What to work on ::
Copy each line of the material below that includes the string "chart".

Collected material ::
::::

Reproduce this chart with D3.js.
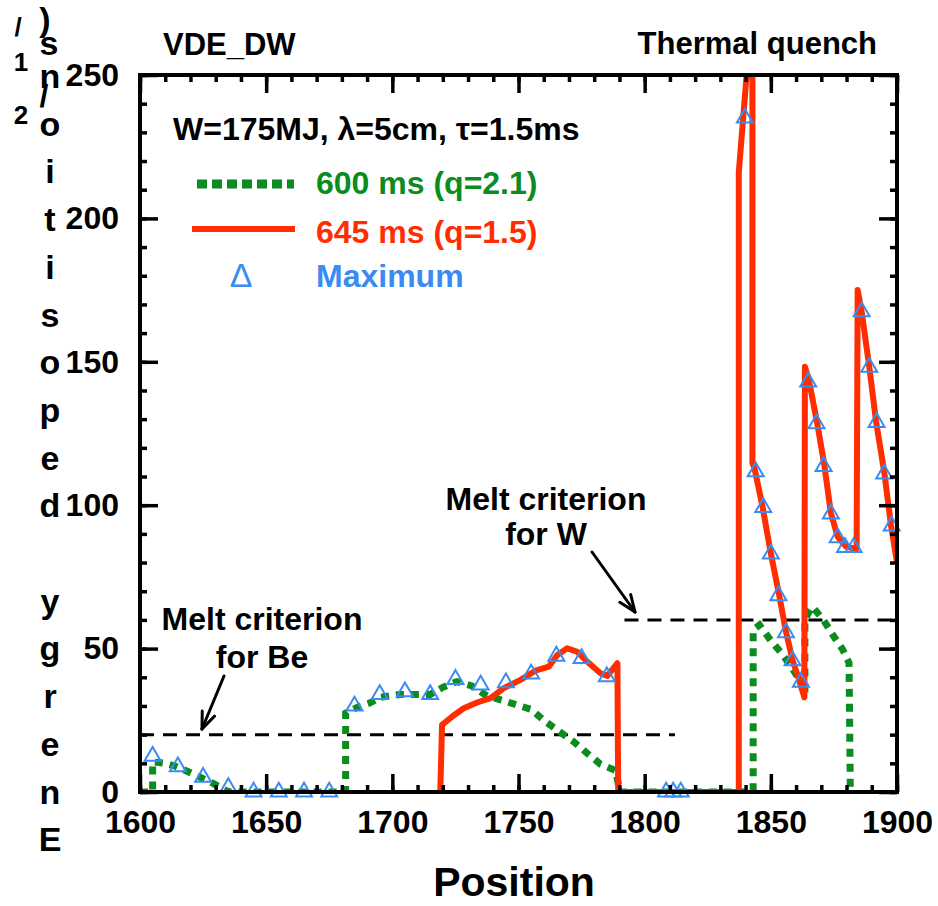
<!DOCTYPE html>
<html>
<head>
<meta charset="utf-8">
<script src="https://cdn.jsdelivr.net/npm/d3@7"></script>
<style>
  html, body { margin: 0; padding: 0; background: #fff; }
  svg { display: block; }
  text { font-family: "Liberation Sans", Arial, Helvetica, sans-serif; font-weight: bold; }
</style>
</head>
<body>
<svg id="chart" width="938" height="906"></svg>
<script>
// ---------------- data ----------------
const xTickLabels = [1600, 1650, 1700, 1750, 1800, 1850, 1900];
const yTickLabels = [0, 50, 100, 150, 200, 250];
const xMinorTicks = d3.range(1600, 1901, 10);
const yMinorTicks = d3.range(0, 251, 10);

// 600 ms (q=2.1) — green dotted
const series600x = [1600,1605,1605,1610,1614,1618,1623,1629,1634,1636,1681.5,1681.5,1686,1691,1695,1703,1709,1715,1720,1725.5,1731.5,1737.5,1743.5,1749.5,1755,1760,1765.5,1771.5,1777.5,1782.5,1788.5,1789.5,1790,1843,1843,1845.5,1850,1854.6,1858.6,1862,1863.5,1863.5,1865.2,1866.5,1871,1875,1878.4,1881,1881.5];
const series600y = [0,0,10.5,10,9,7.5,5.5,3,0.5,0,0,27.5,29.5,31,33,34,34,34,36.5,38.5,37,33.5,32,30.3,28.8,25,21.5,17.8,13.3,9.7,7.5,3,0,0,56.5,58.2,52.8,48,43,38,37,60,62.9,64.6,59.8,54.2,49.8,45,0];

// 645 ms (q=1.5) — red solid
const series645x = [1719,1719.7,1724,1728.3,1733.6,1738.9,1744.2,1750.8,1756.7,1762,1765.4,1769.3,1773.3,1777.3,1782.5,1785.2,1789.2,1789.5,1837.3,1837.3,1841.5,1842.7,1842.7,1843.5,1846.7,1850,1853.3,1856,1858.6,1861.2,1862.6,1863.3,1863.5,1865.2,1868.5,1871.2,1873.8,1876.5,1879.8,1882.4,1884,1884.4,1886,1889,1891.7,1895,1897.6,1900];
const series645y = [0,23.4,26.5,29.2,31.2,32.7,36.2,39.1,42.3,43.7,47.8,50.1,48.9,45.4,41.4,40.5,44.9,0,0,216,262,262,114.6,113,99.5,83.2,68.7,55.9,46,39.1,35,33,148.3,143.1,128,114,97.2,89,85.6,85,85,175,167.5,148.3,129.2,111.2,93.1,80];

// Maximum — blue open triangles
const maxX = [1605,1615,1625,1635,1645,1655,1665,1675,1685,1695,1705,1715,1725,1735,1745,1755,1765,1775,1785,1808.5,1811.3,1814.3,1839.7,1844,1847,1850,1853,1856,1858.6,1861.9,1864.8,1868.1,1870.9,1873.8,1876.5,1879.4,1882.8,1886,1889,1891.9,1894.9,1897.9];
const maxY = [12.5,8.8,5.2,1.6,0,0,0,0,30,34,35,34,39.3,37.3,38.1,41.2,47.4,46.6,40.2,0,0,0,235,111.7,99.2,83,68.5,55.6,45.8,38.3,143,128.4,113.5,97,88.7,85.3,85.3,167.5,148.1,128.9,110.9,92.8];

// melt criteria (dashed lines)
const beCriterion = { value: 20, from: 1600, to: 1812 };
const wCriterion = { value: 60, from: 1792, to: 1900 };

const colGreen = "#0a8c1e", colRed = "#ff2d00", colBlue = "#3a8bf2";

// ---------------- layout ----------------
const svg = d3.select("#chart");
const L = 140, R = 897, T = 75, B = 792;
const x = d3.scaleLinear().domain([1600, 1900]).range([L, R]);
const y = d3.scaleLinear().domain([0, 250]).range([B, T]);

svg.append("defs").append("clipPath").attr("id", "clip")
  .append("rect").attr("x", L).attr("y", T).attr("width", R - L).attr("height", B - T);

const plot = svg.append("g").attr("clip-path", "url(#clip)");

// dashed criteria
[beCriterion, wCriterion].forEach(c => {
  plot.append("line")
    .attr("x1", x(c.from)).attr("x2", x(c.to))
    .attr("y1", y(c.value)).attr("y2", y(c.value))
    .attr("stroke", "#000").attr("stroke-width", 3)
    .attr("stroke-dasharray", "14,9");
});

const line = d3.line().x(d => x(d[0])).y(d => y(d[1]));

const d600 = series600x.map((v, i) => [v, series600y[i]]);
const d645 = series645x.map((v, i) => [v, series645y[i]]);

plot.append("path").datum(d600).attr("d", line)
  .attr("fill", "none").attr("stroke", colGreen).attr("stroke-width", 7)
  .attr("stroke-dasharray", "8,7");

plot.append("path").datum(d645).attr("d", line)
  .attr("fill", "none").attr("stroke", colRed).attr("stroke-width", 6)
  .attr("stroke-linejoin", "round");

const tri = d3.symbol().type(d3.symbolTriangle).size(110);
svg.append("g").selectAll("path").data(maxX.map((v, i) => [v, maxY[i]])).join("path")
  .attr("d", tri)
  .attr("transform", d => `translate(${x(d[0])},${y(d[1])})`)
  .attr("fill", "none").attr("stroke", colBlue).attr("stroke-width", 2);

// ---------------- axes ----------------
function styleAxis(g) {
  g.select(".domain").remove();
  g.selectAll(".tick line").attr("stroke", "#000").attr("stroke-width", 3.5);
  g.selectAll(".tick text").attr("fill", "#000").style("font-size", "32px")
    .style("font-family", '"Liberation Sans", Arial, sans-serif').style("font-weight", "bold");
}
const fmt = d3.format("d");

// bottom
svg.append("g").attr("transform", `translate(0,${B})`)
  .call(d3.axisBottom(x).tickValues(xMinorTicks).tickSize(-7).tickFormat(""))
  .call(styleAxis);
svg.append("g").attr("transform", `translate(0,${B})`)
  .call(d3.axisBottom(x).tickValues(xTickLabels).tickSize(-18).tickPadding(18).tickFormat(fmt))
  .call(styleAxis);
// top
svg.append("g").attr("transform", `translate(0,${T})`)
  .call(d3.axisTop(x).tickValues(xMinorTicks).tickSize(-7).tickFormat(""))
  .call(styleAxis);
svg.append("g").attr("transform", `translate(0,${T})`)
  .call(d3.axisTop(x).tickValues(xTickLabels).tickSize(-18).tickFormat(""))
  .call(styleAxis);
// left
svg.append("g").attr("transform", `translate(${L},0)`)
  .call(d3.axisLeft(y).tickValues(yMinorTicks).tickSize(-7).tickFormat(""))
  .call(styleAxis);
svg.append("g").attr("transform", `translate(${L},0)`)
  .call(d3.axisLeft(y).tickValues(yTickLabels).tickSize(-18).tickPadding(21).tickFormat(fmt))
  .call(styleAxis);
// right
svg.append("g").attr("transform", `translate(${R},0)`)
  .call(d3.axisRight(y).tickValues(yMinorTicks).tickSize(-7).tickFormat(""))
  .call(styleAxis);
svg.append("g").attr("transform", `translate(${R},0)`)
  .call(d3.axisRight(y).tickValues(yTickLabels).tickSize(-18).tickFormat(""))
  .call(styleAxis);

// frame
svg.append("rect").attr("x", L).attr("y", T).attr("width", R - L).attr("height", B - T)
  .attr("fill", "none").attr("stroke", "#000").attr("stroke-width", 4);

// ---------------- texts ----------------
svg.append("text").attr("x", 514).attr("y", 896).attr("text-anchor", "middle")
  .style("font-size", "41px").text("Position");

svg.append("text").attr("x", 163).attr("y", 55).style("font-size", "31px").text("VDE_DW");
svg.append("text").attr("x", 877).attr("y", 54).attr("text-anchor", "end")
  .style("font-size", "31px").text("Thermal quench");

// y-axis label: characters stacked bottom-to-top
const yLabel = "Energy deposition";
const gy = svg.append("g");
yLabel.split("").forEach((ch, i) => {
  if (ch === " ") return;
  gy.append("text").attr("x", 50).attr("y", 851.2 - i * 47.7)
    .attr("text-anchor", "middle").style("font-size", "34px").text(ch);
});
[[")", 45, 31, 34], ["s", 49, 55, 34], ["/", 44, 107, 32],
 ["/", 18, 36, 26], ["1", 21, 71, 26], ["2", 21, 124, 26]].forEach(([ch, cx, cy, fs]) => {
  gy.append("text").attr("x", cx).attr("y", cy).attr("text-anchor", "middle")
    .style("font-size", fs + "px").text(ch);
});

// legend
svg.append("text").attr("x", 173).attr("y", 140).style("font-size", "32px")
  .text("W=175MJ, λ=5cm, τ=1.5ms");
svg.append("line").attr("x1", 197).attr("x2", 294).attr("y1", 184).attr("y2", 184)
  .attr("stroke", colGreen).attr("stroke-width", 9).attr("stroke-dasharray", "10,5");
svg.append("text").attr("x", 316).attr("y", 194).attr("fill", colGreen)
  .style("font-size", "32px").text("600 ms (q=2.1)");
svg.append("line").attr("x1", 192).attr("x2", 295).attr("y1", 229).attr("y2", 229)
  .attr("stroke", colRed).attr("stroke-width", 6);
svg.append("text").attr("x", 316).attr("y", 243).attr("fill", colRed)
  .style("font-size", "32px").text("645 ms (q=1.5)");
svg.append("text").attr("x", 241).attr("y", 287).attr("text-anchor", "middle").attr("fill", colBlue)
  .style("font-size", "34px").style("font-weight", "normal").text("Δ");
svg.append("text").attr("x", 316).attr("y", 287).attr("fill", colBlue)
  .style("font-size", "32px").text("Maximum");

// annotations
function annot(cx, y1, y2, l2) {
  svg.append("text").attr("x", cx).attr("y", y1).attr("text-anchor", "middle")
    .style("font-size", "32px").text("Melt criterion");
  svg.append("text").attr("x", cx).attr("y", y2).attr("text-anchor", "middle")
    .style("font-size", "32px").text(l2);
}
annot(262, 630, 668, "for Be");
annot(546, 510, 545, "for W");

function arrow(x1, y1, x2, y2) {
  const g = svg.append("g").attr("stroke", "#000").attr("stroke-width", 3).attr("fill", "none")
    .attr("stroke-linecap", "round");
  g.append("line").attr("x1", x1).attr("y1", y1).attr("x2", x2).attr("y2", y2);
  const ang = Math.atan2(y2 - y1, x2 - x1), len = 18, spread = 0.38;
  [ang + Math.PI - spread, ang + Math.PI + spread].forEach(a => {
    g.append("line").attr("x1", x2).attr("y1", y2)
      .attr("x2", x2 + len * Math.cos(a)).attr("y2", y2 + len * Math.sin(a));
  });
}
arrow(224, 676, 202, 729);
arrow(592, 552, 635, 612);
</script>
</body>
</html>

::::

Correct output ::
Reproduce this chart with D3.js.
<svg id="chart" width="938" height="906"></svg>
const svg = d3.select("#chart");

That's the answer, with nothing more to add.